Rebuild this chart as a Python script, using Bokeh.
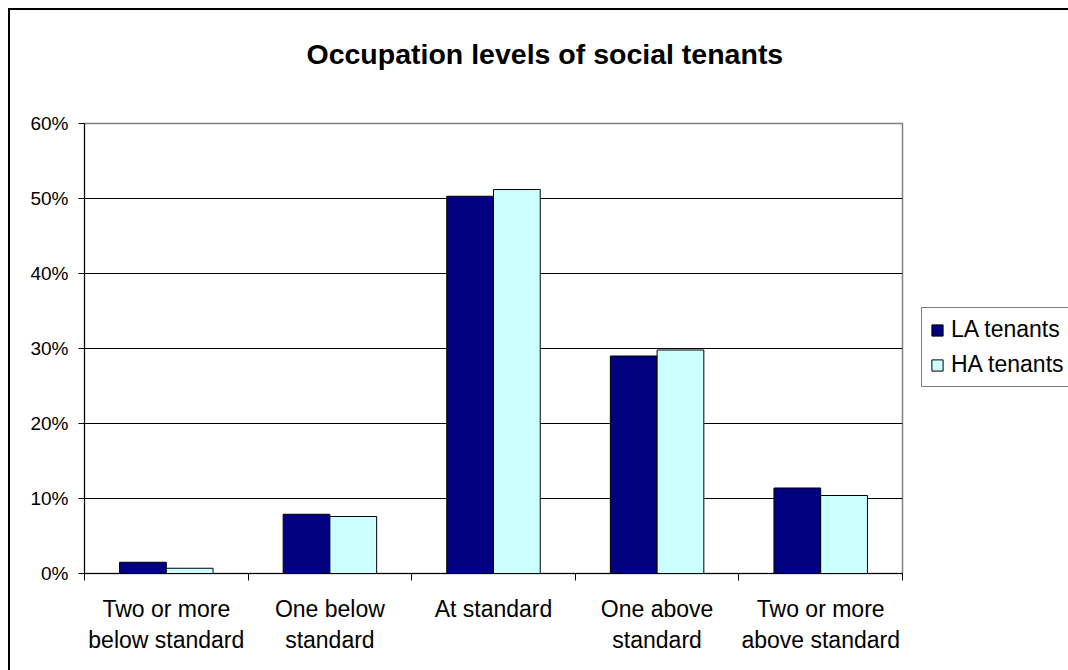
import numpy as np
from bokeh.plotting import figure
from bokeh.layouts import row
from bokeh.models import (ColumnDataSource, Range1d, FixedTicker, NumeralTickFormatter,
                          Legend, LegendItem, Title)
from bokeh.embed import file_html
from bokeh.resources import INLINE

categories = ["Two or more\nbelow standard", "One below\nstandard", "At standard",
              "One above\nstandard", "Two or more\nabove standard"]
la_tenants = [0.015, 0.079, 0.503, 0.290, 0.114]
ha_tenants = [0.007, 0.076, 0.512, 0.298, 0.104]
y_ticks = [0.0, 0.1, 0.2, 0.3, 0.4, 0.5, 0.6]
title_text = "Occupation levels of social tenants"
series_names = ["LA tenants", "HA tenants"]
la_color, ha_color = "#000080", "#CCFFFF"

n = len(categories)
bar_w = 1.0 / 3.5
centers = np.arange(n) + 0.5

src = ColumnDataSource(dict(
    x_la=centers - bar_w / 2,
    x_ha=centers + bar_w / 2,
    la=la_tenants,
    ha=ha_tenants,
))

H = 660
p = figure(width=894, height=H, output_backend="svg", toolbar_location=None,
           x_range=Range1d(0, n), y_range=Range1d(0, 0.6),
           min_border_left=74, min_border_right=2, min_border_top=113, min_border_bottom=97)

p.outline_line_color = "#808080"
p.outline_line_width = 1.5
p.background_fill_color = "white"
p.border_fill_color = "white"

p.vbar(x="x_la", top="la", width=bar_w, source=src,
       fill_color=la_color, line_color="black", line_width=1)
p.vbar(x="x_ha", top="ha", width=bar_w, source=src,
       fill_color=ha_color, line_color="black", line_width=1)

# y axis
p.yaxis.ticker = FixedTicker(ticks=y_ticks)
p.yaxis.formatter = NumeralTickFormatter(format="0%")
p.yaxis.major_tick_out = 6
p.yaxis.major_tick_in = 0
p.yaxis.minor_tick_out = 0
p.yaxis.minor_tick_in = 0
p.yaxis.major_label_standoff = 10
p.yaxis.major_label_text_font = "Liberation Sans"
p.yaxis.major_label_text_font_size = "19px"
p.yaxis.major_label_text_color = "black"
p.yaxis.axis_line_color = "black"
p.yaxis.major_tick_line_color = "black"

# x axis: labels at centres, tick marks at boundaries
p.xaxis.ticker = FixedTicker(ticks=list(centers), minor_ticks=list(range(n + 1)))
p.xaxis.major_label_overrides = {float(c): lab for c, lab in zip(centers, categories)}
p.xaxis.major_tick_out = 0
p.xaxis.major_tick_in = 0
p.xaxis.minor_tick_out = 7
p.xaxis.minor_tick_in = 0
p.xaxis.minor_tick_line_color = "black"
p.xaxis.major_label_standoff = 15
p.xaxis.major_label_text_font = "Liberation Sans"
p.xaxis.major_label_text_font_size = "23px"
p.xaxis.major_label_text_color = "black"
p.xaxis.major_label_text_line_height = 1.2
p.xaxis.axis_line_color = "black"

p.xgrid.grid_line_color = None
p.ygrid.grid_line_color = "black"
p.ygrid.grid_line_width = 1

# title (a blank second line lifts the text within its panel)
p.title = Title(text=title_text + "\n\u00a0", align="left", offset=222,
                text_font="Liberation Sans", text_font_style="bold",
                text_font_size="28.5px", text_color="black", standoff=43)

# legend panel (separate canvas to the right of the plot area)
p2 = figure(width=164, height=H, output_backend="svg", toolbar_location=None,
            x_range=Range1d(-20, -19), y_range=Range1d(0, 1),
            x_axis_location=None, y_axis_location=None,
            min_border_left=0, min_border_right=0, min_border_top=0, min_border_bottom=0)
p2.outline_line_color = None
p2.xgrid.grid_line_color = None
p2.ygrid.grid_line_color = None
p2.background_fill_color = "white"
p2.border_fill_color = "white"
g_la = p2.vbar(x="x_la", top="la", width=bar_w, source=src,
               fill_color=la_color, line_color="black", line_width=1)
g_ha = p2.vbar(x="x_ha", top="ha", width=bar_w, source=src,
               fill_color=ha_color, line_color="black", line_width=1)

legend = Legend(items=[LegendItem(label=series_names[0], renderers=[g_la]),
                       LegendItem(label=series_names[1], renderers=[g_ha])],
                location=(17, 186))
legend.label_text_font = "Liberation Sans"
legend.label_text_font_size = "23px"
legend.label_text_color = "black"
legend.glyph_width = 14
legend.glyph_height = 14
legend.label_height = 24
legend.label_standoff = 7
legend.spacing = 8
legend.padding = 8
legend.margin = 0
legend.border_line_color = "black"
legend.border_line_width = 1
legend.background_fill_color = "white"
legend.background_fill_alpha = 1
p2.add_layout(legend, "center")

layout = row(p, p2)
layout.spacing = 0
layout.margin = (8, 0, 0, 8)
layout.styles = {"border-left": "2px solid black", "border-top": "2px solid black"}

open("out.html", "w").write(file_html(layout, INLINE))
★ ★ ★
#### Required work:
Your task is to reproduce exactly the lines from the start of the data above through the line containing "centers = np.arange(n) + 0.5", leaving every picture out.

#### Exercise solution:
Rebuild this chart as a Python script, using Bokeh.
import numpy as np
from bokeh.plotting import figure
from bokeh.layouts import row
from bokeh.models import (ColumnDataSource, Range1d, FixedTicker, NumeralTickFormatter,
                          Legend, LegendItem, Title)
from bokeh.embed import file_html
from bokeh.resources import INLINE

categories = ["Two or more\nbelow standard", "One below\nstandard", "At standard",
              "One above\nstandard", "Two or more\nabove standard"]
la_tenants = [0.015, 0.079, 0.503, 0.290, 0.114]
ha_tenants = [0.007, 0.076, 0.512, 0.298, 0.104]
y_ticks = [0.0, 0.1, 0.2, 0.3, 0.4, 0.5, 0.6]
title_text = "Occupation levels of social tenants"
series_names = ["LA tenants", "HA tenants"]
la_color, ha_color = "#000080", "#CCFFFF"

n = len(categories)
bar_w = 1.0 / 3.5
centers = np.arange(n) + 0.5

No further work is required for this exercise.